Late last week, Politico published an article that in the headline alone referred to Tara Reade as a “manipulative, deceitful, user” who “left a trail of aggrieved acquaintances.” It had all the framing of a bombshell report, and the dramatic intensity of an old-school TV detective slamming shut a case file. Yet the piece itself failed to deliver any evidence around Reade’s allegation of sexual assault against Joe Biden. Instead, it put another subject under the magnifying glass: Reade’s economic stability. The “aggrieved acquaintances” were but a handful of former landlords. The damning behavior behind the trumpeted claim of dishonesty and wrongdoing? Reade allegedly struggled to pay her rent, and sometimes she pleaded for her landlords’ sympathy.
This is not a bombshell report. Instead, the article is a smear job that digs up details from Reade’s personal life that are unrelated to her sexual assault allegations. This may not be so egregious as the defense attorney who puts an accuser’s sexual history or style of dress on trial, but it engages in the same kind of character assassination supported by the myth of the “perfect victim.” In this case, Reade’s economic class is Exhibit A.

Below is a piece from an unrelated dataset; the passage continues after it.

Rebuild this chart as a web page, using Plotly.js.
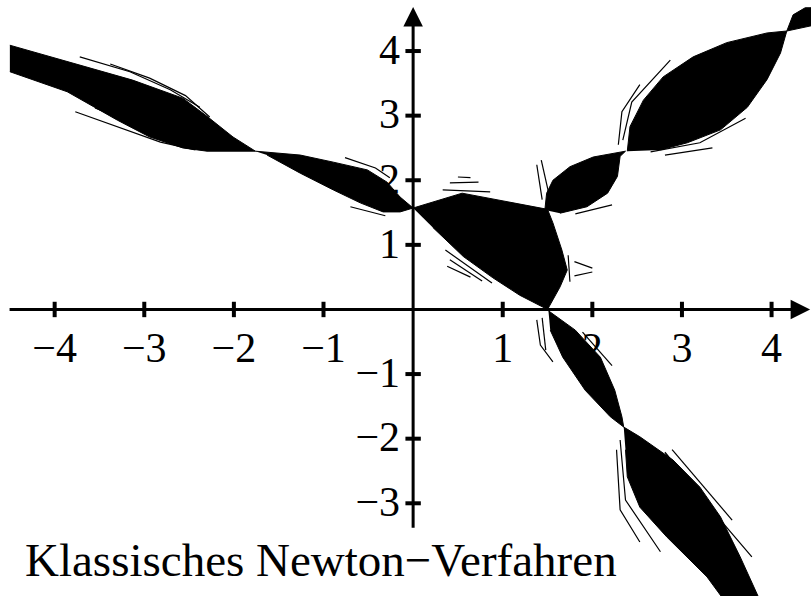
<!DOCTYPE html>
<html>
<head>
<meta charset="utf-8">
<script src="https://cdn.plot.ly/plotly-3.0.1.min.js"></script>
<style>
  html, body { margin: 0; padding: 0; background: #fff; }
  #chart { width: 811px; height: 596px; }
</style>
</head>
<body>
<div id="chart"></div>
<script>
// Basins of the classical Newton iteration, drawn as black lobes in the (x, y) plane.

// Lobe outlines (data units), each traced once around its border
const lobeWestX = [-4.50, -3.86, -3.13, -2.57, -2.30, -2.01, -1.76, -2.30, -2.57, -2.94, -3.30, -3.86, -4.50];
const lobeWestY = [4.09, 3.84, 3.55, 3.27, 2.99, 2.67, 2.45, 2.45, 2.50, 2.67, 2.93, 3.37, 3.68];

const lobeAxisX = [-1.76, -1.26, -0.89, -0.51, -0.29, -0.145, 0.0, -0.145, -0.335, -0.59, -0.89, -1.26, -1.63];
const lobeAxisY = [2.45, 2.39, 2.28, 2.16, 1.97, 1.74, 1.57, 1.51, 1.51, 1.65, 1.85, 2.11, 2.39];

const lobeCentreX = [0.0, 0.547, 1.50, 1.56, 1.66, 1.72, 1.64, 1.50, 1.19, 0.89, 0.56, 0.22];
const lobeCentreY = [1.57, 1.80, 1.55, 1.34, 0.92, 0.61, 0.35, 0.0, 0.22, 0.49, 0.82, 1.27];

const lobeRiseX = [1.47, 1.49, 1.56, 1.75, 2.01, 2.37, 2.31, 2.28, 2.17, 1.94, 1.64];
const lobeRiseY = [1.54, 1.80, 2.00, 2.21, 2.36, 2.45, 2.37, 2.06, 1.80, 1.59, 1.49];

const lobeNorthEastX = [2.39, 2.42, 2.57, 2.79, 3.125, 3.50, 3.95, 4.17, 4.24, 4.375, 4.44, 4.44, 4.17, 4.10, 3.95, 3.73, 3.43, 3.06, 2.76];
const lobeNorthEastY = [2.45, 2.83, 3.24, 3.60, 3.91, 4.13, 4.28, 4.31, 4.56, 4.67, 4.67, 4.39, 4.31, 3.97, 3.56, 3.13, 2.78, 2.58, 2.47];

const lobeFallX = [1.51, 1.81, 2.09, 2.25, 2.33, 2.35, 2.20, 1.92, 1.67, 1.53];
const lobeFallY = [-0.02, -0.32, -0.74, -1.25, -1.66, -1.82, -1.66, -1.25, -0.74, -0.32];

const lobeSouthEastX = [2.35, 2.53, 2.90, 3.20, 3.43, 3.65, 3.87, 3.47, 3.28, 2.83, 2.53, 2.39, 2.37];
const lobeSouthEastY = [-1.82, -1.97, -2.33, -2.75, -3.21, -3.83, -4.50, -4.50, -4.14, -3.52, -3.06, -2.59, -2.17];

// Thin filaments fringing the lobes
const fringeStrands = [
  [[-3.72, -3.16, -2.71, -2.38], [3.91, 3.68, 3.40, 3.13]],
  [[-3.38, -2.94, -2.54, -2.27], [3.80, 3.58, 3.31, 2.98]],
  [[-3.77, -3.27, -2.82, -2.43], [3.06, 2.81, 2.59, 2.47]],
  [[-3.55, -3.05, -2.60], [3.12, 2.84, 2.62]],
  [[-0.76, -0.42, -0.26], [2.35, 2.19, 2.04]],
  [[-0.70, -0.31], [1.59, 1.45]],
  [[0.33, 0.86], [1.85, 1.82]],
  [[0.41, 0.73], [1.96, 1.97]],
  [[0.50, 0.64], [2.05, 2.04]],
  [[0.36, 0.88], [0.92, 0.41]],
  [[0.41, 0.77], [0.77, 0.44]],
  [[0.38, 0.64], [0.67, 0.50]],
  [[1.73, 1.75], [0.84, 0.43]],
  [[1.80, 2.00], [0.74, 0.64]],
  [[1.80, 2.00], [0.52, 0.58]],
  [[1.38, 1.44], [2.24, 1.70]],
  [[1.43, 1.51], [2.31, 1.82]],
  [[1.81, 2.22], [1.48, 1.62]],
  [[2.34, 2.44, 2.87], [2.62, 3.21, 3.86]],
  [[2.29, 2.33, 2.53], [2.55, 3.06, 3.48]],
  [[2.65, 3.20, 3.71], [2.44, 2.58, 2.96]],
  [[2.81, 3.34], [2.39, 2.50]],
  [[1.38, 1.42, 1.56], [-0.16, -0.55, -0.81]],
  [[1.44, 1.48], [-0.13, -0.63]],
  [[1.89, 2.22], [-0.35, -0.87]],
  [[2.31, 2.37, 2.76], [-2.02, -2.95, -3.75]],
  [[2.27, 2.31, 2.53], [-2.17, -3.10, -3.60]],
  [[2.81, 3.43, 3.78], [-2.21, -3.26, -3.83]],
  [[2.89, 3.56], [-2.17, -3.26]]
];

// Axis ticks and labels
const xTickVals = [-4, -3, -2, -1, 1, 2, 3, 4];
const xTickText = ['\u22124', '\u22123', '\u22122', '\u22121', '1', '2', '3', '4'];
const yTickVals = [-3, -2, -1, 1, 2, 3, 4];
const yTickText = ['\u22123', '\u22122', '\u22121', '1', '2', '3', '4'];

const chartTitle = 'Klassisches Newton\u2212Verfahren';

const INK = '#000000';
const SERIF = '"Liberation Serif", "DejaVu Serif", serif';

const lobes = [
  [lobeWestX, lobeWestY],
  [lobeAxisX, lobeAxisY],
  [lobeCentreX, lobeCentreY],
  [lobeRiseX, lobeRiseY],
  [lobeNorthEastX, lobeNorthEastY],
  [lobeFallX, lobeFallY],
  [lobeSouthEastX, lobeSouthEastY]
];

const traces = [];
lobes.forEach(([xs, ys]) => {
  traces.push({
    type: 'scatter', mode: 'lines', x: xs, y: ys,
    fill: 'toself', fillcolor: INK,
    line: { color: INK, width: 1 },
    hoverinfo: 'skip'
  });
});
fringeStrands.forEach(([xs, ys]) => {
  traces.push({
    type: 'scatter', mode: 'lines', x: xs, y: ys,
    line: { color: INK, width: 1.2 },
    hoverinfo: 'skip'
  });
});

// Tick marks crossing both axes
traces.push({
  type: 'scatter', mode: 'markers',
  x: xTickVals, y: xTickVals.map(() => 0),
  marker: { symbol: 'line-ns', size: 11, color: INK, line: { color: INK, width: 4 } },
  hoverinfo: 'skip'
});
traces.push({
  type: 'scatter', mode: 'markers',
  x: yTickVals.map(() => 0), y: yTickVals,
  marker: { symbol: 'line-ew', size: 11, color: INK, line: { color: INK, width: 4 } },
  hoverinfo: 'skip'
});

const xRange = [-4.61, 4.44];
const yRange = [-4.435, 4.79];

const layout = {
  width: 811,
  height: 596,
  margin: { l: 0, r: 0, t: 0, b: 0 },
  paper_bgcolor: '#ffffff',
  plot_bgcolor: '#ffffff',
  showlegend: false,
  xaxis: {
    range: xRange,
    anchor: 'free',
    position: (0 - yRange[0]) / (yRange[1] - yRange[0]),
    showgrid: false, zeroline: false, showline: false,
    tickmode: 'array', tickvals: xTickVals, ticktext: xTickText,
    ticks: '', ticklabelstandoff: 10,
    tickfont: { family: SERIF, size: 42, color: INK },
    fixedrange: true
  },
  yaxis: {
    range: yRange,
    anchor: 'free',
    position: (0 - xRange[0]) / (xRange[1] - xRange[0]),
    showgrid: false, zeroline: false, showline: false,
    tickmode: 'array', tickvals: yTickVals, ticktext: yTickText,
    ticks: '', ticklabelstandoff: 13, ticklabelshift: -2,
    tickfont: { family: SERIF, size: 42, color: INK },
    fixedrange: true
  },
  annotations: [
    {
      // horizontal axis with arrow
      x: 4.43, y: 0, ax: -4.52, ay: 0,
      xref: 'x', yref: 'y', axref: 'x', ayref: 'y',
      text: '', showarrow: true,
      arrowhead: 2, arrowsize: 1.3, arrowwidth: 3, arrowcolor: INK
    },
    {
      // vertical axis with arrow
      x: 0, y: 4.68, ax: 0, ay: -3.40,
      xref: 'x', yref: 'y', axref: 'x', ayref: 'y',
      text: '', showarrow: true,
      arrowhead: 2, arrowsize: 1.3, arrowwidth: 3, arrowcolor: INK
    },
    {
      x: 0.028, y: 0.061, xref: 'paper', yref: 'paper',
      xanchor: 'left', yanchor: 'middle',
      text: chartTitle, showarrow: false,
      font: { family: SERIF, size: 47, color: INK }
    }
  ]
};

Plotly.newPlot('chart', traces, layout, { staticPlot: true, displayModeBar: false });
</script>
</body>
</html>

Reporters have doggedly tried to corroborate Reade’s allegation that Biden sexually assaulted her in 1993 when she was a staff assistant in his Senate office. This is the critical task facing journalists reporting on sexual assault: knocking on doors, digging up documents, corroborating accounts, and asking oftentimes painful questions, all in service of responsibly detailing a sexual assault allegation. Reporters have, reasonably, approached this task from different angles: For example, PBS News Hour recently interviewed 74 former Biden staffers, finding that none reported personally experiencing sexual harassment or assault. However, the coverage also noted that these staffers’ “experiences do not disprove” Reade’s accusation.
The PBS News Hour article was centered around Reade’s allegation, though. The Politico report is not. It digs up a few landlords from Reade’s past, all but one of whom have bad things to say about their prior tenant. (The one landlord who calls Reade “a wonderful person” does not get prime placement in the piece.) There are allegations of missed rent payments, requests to borrow money, and pleas for sympathy. Around those concrete allegations of financial trouble—which are unrelated to one’s capacity to credibly make an allegation of sexual assault—are subjective character assessments from prior landlords, all of which relate to their financial interests.

-- Tracy Clark-Flory, "Tara Reade's Landlords Are Irrelevant" (JEZEBEL).